Exercise prompt: Starting at the line that contains "Reproduce this chart with Plotly." and stopping at the line that contains "right_ticks = [0, 20, 40, 60, 80, 100, 120, 140, 160]", copy every line exactly, both ends included, without the pictures.

Materials provided:
------------------------------

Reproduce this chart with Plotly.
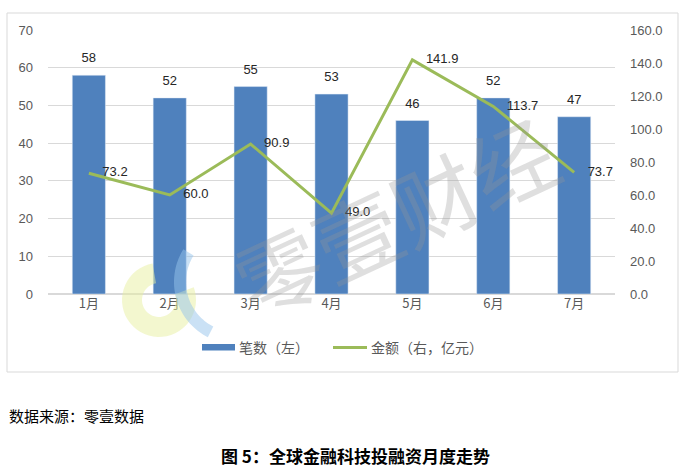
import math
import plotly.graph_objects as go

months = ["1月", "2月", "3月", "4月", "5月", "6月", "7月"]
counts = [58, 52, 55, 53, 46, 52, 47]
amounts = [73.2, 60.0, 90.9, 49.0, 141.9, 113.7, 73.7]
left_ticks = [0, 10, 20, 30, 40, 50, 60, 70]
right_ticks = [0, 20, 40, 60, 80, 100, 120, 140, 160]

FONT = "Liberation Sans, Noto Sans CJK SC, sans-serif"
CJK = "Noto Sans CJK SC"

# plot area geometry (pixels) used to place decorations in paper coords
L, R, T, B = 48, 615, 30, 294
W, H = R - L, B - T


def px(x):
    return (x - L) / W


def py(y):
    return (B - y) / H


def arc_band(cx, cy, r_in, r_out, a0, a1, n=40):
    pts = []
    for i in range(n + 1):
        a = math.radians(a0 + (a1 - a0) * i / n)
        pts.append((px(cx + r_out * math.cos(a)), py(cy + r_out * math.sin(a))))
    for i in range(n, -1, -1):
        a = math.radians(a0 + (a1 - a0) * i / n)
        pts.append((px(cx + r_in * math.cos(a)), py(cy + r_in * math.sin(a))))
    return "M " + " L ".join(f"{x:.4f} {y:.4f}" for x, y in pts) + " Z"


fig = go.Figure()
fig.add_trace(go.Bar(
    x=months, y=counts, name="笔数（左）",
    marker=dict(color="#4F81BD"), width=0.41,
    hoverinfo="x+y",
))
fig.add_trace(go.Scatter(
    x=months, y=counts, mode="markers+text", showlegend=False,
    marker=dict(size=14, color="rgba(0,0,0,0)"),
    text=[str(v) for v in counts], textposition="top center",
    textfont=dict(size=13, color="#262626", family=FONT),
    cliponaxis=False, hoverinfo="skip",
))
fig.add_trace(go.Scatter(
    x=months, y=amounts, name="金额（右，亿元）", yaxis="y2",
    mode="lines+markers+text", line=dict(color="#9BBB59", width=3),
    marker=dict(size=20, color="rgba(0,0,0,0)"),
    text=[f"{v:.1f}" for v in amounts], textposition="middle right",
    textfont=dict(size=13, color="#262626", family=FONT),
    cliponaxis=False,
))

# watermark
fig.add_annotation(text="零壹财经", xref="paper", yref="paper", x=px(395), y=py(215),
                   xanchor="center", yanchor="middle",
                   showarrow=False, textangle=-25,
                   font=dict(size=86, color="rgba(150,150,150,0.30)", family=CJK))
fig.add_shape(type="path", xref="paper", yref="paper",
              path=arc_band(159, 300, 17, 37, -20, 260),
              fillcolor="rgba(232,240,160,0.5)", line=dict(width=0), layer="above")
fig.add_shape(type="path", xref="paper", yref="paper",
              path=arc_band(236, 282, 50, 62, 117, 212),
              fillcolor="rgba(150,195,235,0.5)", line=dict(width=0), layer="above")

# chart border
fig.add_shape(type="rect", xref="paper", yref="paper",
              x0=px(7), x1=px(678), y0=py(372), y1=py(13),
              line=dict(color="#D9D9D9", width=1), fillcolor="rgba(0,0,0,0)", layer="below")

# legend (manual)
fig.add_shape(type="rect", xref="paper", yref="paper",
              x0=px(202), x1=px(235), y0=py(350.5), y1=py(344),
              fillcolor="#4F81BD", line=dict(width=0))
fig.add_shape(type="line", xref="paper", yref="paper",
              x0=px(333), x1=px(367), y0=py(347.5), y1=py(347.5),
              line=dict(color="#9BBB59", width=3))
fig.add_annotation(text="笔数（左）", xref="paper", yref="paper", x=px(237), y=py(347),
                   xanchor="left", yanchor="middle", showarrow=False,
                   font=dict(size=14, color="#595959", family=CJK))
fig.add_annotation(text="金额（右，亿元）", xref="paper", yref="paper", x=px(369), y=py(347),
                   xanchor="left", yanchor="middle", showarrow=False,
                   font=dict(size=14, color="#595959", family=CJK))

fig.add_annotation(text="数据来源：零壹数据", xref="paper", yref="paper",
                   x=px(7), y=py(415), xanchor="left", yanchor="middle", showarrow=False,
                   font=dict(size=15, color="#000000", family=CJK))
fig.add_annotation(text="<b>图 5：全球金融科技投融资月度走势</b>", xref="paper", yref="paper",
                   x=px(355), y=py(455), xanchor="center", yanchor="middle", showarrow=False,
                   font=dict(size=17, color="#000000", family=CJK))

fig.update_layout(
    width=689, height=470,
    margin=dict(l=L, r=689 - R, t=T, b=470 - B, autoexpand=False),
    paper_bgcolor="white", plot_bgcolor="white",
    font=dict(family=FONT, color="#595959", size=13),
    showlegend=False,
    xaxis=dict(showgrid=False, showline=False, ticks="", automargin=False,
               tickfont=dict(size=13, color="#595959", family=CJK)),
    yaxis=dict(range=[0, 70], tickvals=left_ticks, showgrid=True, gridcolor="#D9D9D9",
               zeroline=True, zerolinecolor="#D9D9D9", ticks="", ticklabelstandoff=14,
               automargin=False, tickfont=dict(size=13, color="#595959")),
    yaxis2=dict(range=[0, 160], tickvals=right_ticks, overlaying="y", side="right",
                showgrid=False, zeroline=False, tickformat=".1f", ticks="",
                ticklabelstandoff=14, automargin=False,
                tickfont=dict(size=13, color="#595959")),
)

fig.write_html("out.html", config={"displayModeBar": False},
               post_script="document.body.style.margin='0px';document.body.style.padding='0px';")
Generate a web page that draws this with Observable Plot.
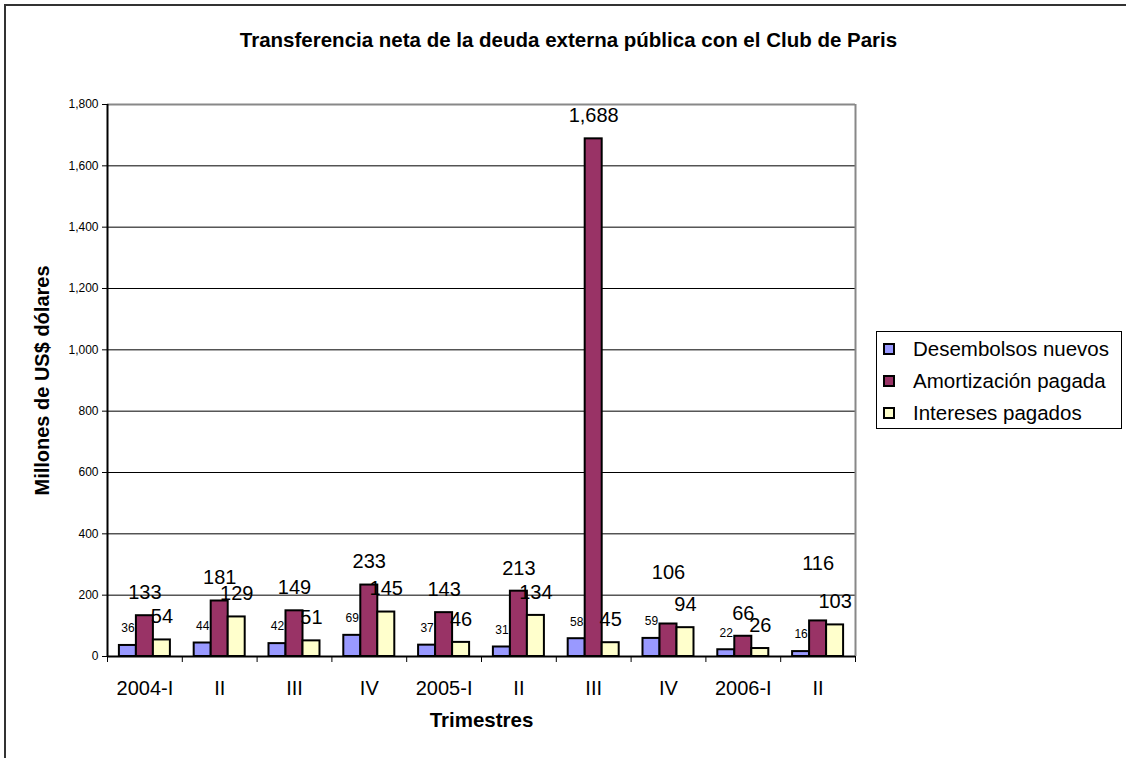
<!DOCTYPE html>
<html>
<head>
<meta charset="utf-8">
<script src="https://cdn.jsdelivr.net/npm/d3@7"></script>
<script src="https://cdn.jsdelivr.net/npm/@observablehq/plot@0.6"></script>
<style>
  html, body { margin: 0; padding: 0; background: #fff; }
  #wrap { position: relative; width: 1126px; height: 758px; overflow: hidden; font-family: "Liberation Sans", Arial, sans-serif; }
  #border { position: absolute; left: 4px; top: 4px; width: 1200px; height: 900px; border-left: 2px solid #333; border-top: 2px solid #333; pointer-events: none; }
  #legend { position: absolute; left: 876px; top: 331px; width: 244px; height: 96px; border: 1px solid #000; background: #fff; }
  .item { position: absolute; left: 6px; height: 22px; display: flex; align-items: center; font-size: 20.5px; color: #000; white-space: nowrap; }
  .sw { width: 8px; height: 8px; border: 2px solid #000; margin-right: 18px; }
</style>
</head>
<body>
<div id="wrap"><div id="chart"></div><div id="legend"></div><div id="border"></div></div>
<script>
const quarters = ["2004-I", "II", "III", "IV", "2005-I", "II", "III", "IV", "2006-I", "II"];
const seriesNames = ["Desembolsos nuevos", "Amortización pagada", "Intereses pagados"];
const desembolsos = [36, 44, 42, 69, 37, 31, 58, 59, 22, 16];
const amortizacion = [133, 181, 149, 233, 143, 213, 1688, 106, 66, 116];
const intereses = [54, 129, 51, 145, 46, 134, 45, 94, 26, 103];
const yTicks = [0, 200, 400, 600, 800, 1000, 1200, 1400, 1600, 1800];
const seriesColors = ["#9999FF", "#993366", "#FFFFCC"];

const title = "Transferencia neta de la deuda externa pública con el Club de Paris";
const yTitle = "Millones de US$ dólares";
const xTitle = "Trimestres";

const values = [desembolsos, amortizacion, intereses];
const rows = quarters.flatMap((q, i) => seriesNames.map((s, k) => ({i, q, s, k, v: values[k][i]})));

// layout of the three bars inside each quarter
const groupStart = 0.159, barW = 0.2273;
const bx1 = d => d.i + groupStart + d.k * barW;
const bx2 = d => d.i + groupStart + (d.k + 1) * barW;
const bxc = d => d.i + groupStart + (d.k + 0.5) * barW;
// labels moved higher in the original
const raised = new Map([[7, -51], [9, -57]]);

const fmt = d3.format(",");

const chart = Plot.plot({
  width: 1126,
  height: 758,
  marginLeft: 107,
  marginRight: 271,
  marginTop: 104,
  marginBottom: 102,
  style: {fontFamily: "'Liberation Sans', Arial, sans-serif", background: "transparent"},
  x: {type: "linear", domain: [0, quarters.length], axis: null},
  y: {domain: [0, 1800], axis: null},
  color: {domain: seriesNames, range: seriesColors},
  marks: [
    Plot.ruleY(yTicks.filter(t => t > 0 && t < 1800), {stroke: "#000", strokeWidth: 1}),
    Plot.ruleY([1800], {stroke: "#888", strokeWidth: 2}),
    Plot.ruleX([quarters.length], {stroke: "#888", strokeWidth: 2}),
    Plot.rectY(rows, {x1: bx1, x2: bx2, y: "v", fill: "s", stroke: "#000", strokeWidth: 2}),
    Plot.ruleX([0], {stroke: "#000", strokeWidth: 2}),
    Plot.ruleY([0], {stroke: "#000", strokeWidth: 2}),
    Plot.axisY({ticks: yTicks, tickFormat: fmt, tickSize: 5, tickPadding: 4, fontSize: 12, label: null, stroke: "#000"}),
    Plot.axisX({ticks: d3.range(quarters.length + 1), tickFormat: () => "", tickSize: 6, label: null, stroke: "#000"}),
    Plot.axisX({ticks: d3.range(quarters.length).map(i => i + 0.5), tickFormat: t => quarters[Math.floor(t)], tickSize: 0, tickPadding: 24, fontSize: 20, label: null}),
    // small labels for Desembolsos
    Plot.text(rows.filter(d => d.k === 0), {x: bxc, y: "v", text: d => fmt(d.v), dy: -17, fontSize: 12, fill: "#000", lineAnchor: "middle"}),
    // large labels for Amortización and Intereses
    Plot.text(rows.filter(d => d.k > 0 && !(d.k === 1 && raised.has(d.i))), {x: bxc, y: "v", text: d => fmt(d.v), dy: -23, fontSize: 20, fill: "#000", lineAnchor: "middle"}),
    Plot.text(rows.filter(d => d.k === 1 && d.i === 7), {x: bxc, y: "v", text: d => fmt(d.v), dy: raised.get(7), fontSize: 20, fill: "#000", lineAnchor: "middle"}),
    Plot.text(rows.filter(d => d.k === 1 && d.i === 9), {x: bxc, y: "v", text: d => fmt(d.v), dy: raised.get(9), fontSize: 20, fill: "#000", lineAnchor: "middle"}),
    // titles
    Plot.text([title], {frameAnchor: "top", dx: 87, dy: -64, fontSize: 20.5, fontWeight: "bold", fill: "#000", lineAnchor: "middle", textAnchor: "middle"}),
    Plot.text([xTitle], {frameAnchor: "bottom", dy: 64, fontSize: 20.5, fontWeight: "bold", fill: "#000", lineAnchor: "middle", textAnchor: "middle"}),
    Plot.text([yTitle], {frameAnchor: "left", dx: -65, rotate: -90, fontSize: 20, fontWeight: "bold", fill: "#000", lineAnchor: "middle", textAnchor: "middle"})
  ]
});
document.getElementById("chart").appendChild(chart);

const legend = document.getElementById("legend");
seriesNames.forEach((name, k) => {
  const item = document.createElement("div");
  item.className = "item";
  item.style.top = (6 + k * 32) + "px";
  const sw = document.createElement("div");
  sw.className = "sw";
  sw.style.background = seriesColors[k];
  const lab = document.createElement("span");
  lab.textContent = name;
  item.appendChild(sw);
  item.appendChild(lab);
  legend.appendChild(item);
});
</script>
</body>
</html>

------------------------------

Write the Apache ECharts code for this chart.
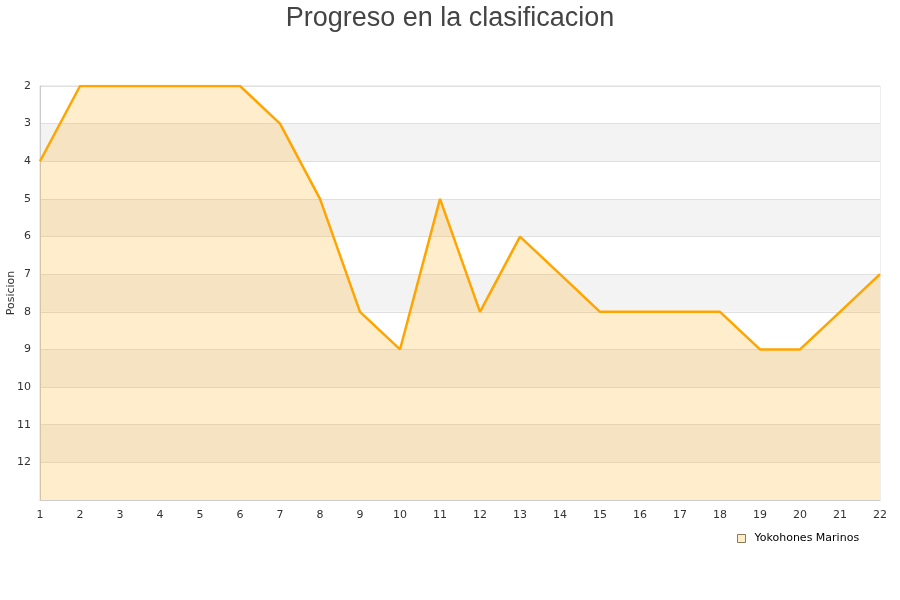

------------------------------

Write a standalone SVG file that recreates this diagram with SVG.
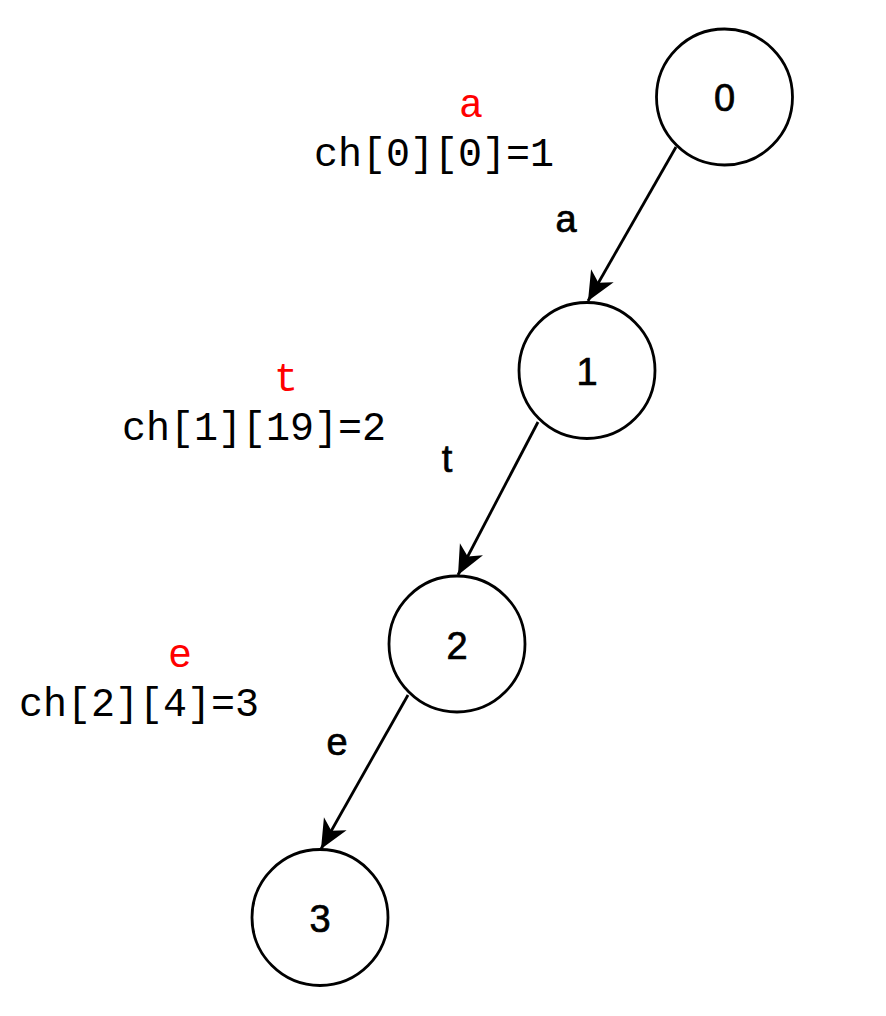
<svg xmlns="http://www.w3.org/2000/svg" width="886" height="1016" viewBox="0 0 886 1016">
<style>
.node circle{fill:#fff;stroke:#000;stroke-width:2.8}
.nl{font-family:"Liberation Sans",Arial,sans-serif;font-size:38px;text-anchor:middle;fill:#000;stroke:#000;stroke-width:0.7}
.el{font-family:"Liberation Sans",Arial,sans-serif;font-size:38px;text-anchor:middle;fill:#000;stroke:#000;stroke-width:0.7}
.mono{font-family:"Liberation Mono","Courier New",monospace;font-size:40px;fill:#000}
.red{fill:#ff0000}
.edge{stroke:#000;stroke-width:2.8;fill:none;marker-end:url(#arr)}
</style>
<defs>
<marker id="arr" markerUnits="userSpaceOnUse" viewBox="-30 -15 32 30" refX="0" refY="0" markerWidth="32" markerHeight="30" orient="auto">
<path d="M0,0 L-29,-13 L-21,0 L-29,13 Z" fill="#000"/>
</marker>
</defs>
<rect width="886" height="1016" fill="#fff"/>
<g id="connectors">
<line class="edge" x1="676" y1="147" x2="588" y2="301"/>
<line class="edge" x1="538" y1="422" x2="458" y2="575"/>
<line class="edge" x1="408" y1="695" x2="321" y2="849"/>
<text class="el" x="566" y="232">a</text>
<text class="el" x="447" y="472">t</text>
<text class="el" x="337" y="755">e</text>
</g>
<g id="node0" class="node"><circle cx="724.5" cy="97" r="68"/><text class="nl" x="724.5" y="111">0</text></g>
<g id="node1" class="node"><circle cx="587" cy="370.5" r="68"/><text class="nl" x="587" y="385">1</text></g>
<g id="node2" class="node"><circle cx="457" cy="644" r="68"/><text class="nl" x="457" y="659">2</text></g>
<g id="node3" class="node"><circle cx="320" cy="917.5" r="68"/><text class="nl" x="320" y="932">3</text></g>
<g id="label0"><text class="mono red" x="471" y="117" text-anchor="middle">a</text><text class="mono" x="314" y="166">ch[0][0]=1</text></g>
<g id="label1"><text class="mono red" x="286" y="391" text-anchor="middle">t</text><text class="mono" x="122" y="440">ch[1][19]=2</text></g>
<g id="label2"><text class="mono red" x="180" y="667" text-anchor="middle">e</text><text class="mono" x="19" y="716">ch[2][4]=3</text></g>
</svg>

------------------------------

Output of the task:
Reproduce this chart with Plotly.
import math
import plotly.graph_objects as go

months = ["1月", "2月", "3月", "4月", "5月", "6月", "7月"]
counts = [58, 52, 55, 53, 46, 52, 47]
amounts = [73.2, 60.0, 90.9, 49.0, 141.9, 113.7, 73.7]
left_ticks = [0, 10, 20, 30, 40, 50, 60, 70]
right_ticks = [0, 20, 40, 60, 80, 100, 120, 140, 160]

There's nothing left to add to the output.